(RECORDED DATA):
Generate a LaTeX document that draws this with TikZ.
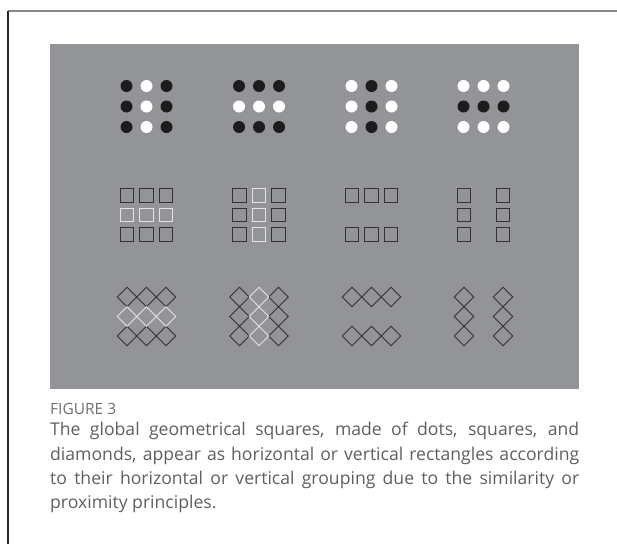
\documentclass[tikz,border=0pt]{standalone}
\usepackage{fontspec}
\setmainfont{Open Sans}

\definecolor{panel}{RGB}{147,148,152}
\definecolor{ink}{RGB}{28,28,28}
\definecolor{edgedark}{RGB}{50,50,52}
\definecolor{edgelight}{RGB}{228,228,228}
\definecolor{captext}{RGB}{95,95,95}
\definecolor{figgray}{RGB}{110,110,110}
\definecolor{framegray}{RGB}{135,135,135}

\begin{document}
\begin{tikzpicture}[x=1pt, y=-1pt,
		sq/.style={line width=1.3pt},
		rh/.style={line width=1pt, line join=miter}]
		\useasboundingbox (0,0) rectangle (617,544);
		% frame and grey panel
		\draw[framegray, line width=1.5pt] (8,11) -- (617,11);
		\draw[black!85, line width=1.2pt] (8,11) -- (8,544);
		\fill[panel] (50,44) rectangle (579,389);

		% dots: 3x3 groups, one column or row set apart by colour
		\foreach \i/\c in {-1/ink,0/white,1/ink}
			\foreach \j in {-1,0,1}
				\fill[\c] (146.5+20*\i, 106.5+20.5*\j) circle (6);
		\foreach \j/\c in {-1/ink,0/white,1/ink}
			\foreach \i in {-1,0,1}
				\fill[\c] (259+20*\i, 106.5+20.5*\j) circle (6);
		\foreach \i/\c in {-1/white,0/ink,1/white}
			\foreach \j in {-1,0,1}
				\fill[\c] (371.5+20*\i, 106.5+20.5*\j) circle (6);
		\foreach \j/\c in {-1/white,0/ink,1/white}
			\foreach \i in {-1,0,1}
				\fill[\c] (483.5+20*\i, 106.5+20.5*\j) circle (6);

		% squares
		\foreach \j/\c in {-1/edgedark,1/edgedark,0/edgelight}
			\foreach \i in {-1,0,1}
				\draw[sq, \c] (146.5+19.5*\i-6.75, 215+19.5*\j-6.75) rectangle +(13.5,13.5);
		\foreach \i/\c in {-1/edgedark,1/edgedark,0/edgelight}
			\foreach \j in {-1,0,1}
				\draw[sq, \c] (259+19.5*\i-6.75, 215+19.5*\j-6.75) rectangle +(13.5,13.5);
		\foreach \j in {-1,1}
			\foreach \i in {-1,0,1}
				\draw[sq, edgedark] (371.5+19.5*\i-6.75, 215+19.5*\j-6.75) rectangle +(13.5,13.5);
		\foreach \i in {-1,1}
			\foreach \j in {-1,0,1}
				\draw[sq, edgedark] (483.5+19.5*\i-6.75, 215+19.5*\j-6.75) rectangle +(13.5,13.5);

		% diamonds
		\foreach \j/\c in {-1/edgedark,1/edgedark,0/edgelight}
			\foreach \i in {-1,0,1}
				\draw[rh, \c, shift={(146.5+19.5*\i, 316.5+19.5*\j)}]
					(-9.75,0) -- (0,-9.75) -- (9.75,0) -- (0,9.75) -- cycle;
		\foreach \i/\c in {-1/edgedark,1/edgedark,0/edgelight}
			\foreach \j in {-1,0,1}
				\draw[rh, \c, shift={(259+19.5*\i, 316.5+19.5*\j)}]
					(-9.75,0) -- (0,-9.75) -- (9.75,0) -- (0,9.75) -- cycle;
		\foreach \j in {-1,1}
			\foreach \i in {-1,0,1}
				\draw[rh, edgedark, shift={(371.5+19.5*\i, 316.5+19.5*\j)}]
					(-9.75,0) -- (0,-9.75) -- (9.75,0) -- (0,9.75) -- cycle;
		\foreach \i in {-1,1}
			\foreach \j in {-1,0,1}
				\draw[rh, edgedark, shift={(483.5+19.5*\i, 316.5+19.5*\j)}]
					(-9.75,0) -- (0,-9.75) -- (9.75,0) -- (0,9.75) -- cycle;

		% caption
		\node[anchor=base west, inner sep=0pt, text=figgray,
			font=\fontsize{15.5}{17}\selectfont] (figlabel) at (50,414) {FIGURE 3};
		\node[anchor=north west, inner sep=0pt, text width=529pt, align=justify,
			text=captext, font=\fontsize{17.6}{24.4}\selectfont] (caption) at (50,422)
			{The global geometrical squares, made of dots, squares, and\linebreak
			diamonds, appear as horizontal or vertical rectangles according\linebreak
			to their horizontal or vertical grouping due to the similarity or\linebreak
			proximity principles.};
	\end{tikzpicture}
\end{document}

(REQUIRED TASK): Write the lines above out again exactly, without any of their pictures.

(SOLUTION TO THIS PROBLEM):
Generate a LaTeX document that draws this with TikZ.
\documentclass[tikz,border=0pt]{standalone}
\usepackage{fontspec}
\setmainfont{Open Sans}

\definecolor{panel}{RGB}{147,148,152}
\definecolor{ink}{RGB}{28,28,28}
\definecolor{edgedark}{RGB}{50,50,52}
\definecolor{edgelight}{RGB}{228,228,228}
\definecolor{captext}{RGB}{95,95,95}
\definecolor{figgray}{RGB}{110,110,110}
\definecolor{framegray}{RGB}{135,135,135}

\begin{document}
\begin{tikzpicture}[x=1pt, y=-1pt,
		sq/.style={line width=1.3pt},
		rh/.style={line width=1pt, line join=miter}]
		\useasboundingbox (0,0) rectangle (617,544);
		% frame and grey panel
		\draw[framegray, line width=1.5pt] (8,11) -- (617,11);
		\draw[black!85, line width=1.2pt] (8,11) -- (8,544);
		\fill[panel] (50,44) rectangle (579,389);

		% dots: 3x3 groups, one column or row set apart by colour
		\foreach \i/\c in {-1/ink,0/white,1/ink}
			\foreach \j in {-1,0,1}
				\fill[\c] (146.5+20*\i, 106.5+20.5*\j) circle (6);
		\foreach \j/\c in {-1/ink,0/white,1/ink}
			\foreach \i in {-1,0,1}
				\fill[\c] (259+20*\i, 106.5+20.5*\j) circle (6);
		\foreach \i/\c in {-1/white,0/ink,1/white}
			\foreach \j in {-1,0,1}
				\fill[\c] (371.5+20*\i, 106.5+20.5*\j) circle (6);
		\foreach \j/\c in {-1/white,0/ink,1/white}
			\foreach \i in {-1,0,1}
				\fill[\c] (483.5+20*\i, 106.5+20.5*\j) circle (6);

		% squares
		\foreach \j/\c in {-1/edgedark,1/edgedark,0/edgelight}
			\foreach \i in {-1,0,1}
				\draw[sq, \c] (146.5+19.5*\i-6.75, 215+19.5*\j-6.75) rectangle +(13.5,13.5);
		\foreach \i/\c in {-1/edgedark,1/edgedark,0/edgelight}
			\foreach \j in {-1,0,1}
				\draw[sq, \c] (259+19.5*\i-6.75, 215+19.5*\j-6.75) rectangle +(13.5,13.5);
		\foreach \j in {-1,1}
			\foreach \i in {-1,0,1}
				\draw[sq, edgedark] (371.5+19.5*\i-6.75, 215+19.5*\j-6.75) rectangle +(13.5,13.5);
		\foreach \i in {-1,1}
			\foreach \j in {-1,0,1}
				\draw[sq, edgedark] (483.5+19.5*\i-6.75, 215+19.5*\j-6.75) rectangle +(13.5,13.5);

		% diamonds
		\foreach \j/\c in {-1/edgedark,1/edgedark,0/edgelight}
			\foreach \i in {-1,0,1}
				\draw[rh, \c, shift={(146.5+19.5*\i, 316.5+19.5*\j)}]
					(-9.75,0) -- (0,-9.75) -- (9.75,0) -- (0,9.75) -- cycle;
		\foreach \i/\c in {-1/edgedark,1/edgedark,0/edgelight}
			\foreach \j in {-1,0,1}
				\draw[rh, \c, shift={(259+19.5*\i, 316.5+19.5*\j)}]
					(-9.75,0) -- (0,-9.75) -- (9.75,0) -- (0,9.75) -- cycle;
		\foreach \j in {-1,1}
			\foreach \i in {-1,0,1}
				\draw[rh, edgedark, shift={(371.5+19.5*\i, 316.5+19.5*\j)}]
					(-9.75,0) -- (0,-9.75) -- (9.75,0) -- (0,9.75) -- cycle;
		\foreach \i in {-1,1}
			\foreach \j in {-1,0,1}
				\draw[rh, edgedark, shift={(483.5+19.5*\i, 316.5+19.5*\j)}]
					(-9.75,0) -- (0,-9.75) -- (9.75,0) -- (0,9.75) -- cycle;

		% caption
		\node[anchor=base west, inner sep=0pt, text=figgray,
			font=\fontsize{15.5}{17}\selectfont] (figlabel) at (50,414) {FIGURE 3};
		\node[anchor=north west, inner sep=0pt, text width=529pt, align=justify,
			text=captext, font=\fontsize{17.6}{24.4}\selectfont] (caption) at (50,422)
			{The global geometrical squares, made of dots, squares, and\linebreak
			diamonds, appear as horizontal or vertical rectangles according\linebreak
			to their horizontal or vertical grouping due to the similarity or\linebreak
			proximity principles.};
	\end{tikzpicture}
\end{document}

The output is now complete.